Last time I looked, inflation is forecast to be 18%. The implications of this are terrifying for everyone.
Those energy bills. It’s just impossible to get past. Maybe some people will be able to manage. Inconvenienced but still not choosing – like millions – between heating or eating.

My colleague was out and about in the Norfolk constituency of Liz Truss (1/20 on to be our next PM) last week. And it’s brutal. People who were already struggling, going not just to be struggling more, going to be plunged into horrific levels of struggle.
People who were – remember the Theresa May thing? – Just About Managing are very quickly going to be Not Managing At All. Working people, people with children, people who are already using foodbanks.

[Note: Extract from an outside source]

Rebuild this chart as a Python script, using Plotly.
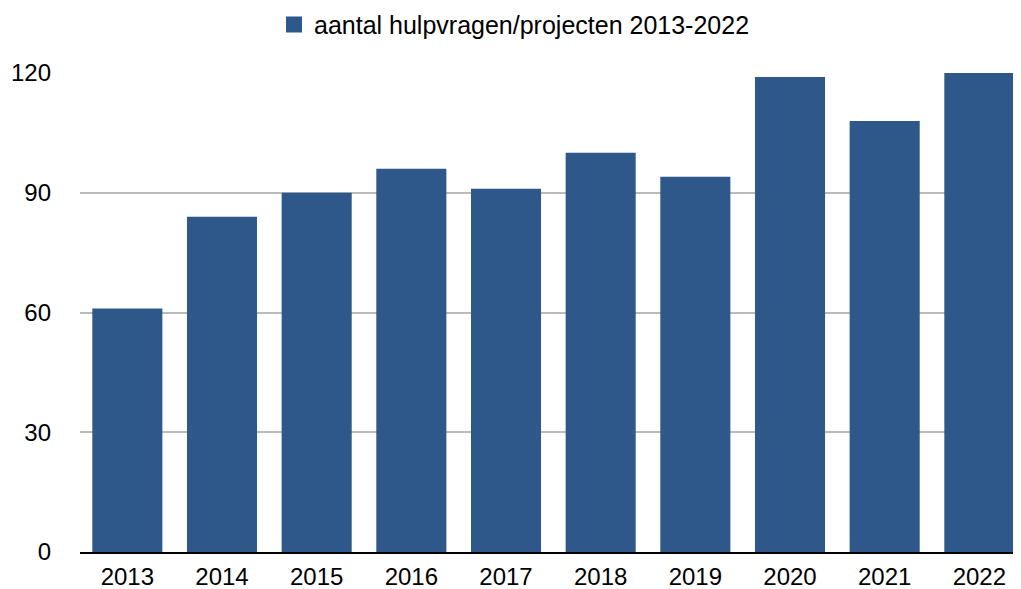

One of the awful things – but a horrible truth – is that it’s very hard to get people to care about people who are really struggling.
We can hear about it, read about it, and think: “There but for the grace of God.”
But it’s coming for everyone now. And everyone needs help.
Check out the Government: “The civil service is also making the appropriate preparations in order to ensure that any additional support or commitments on cost of living can be delivered as quickly as possible when the new Prime Minister is in place.”
That’s just over a week. A long time in politics, a longer time when people are panicking.
Will it be any good when it comes? We’ll see. The talk in Westminster is that this is not a problem anyone has a solution to. Needs some new thinking, a real lightbulb moment.
Strange really, when no one can afford to switch one on.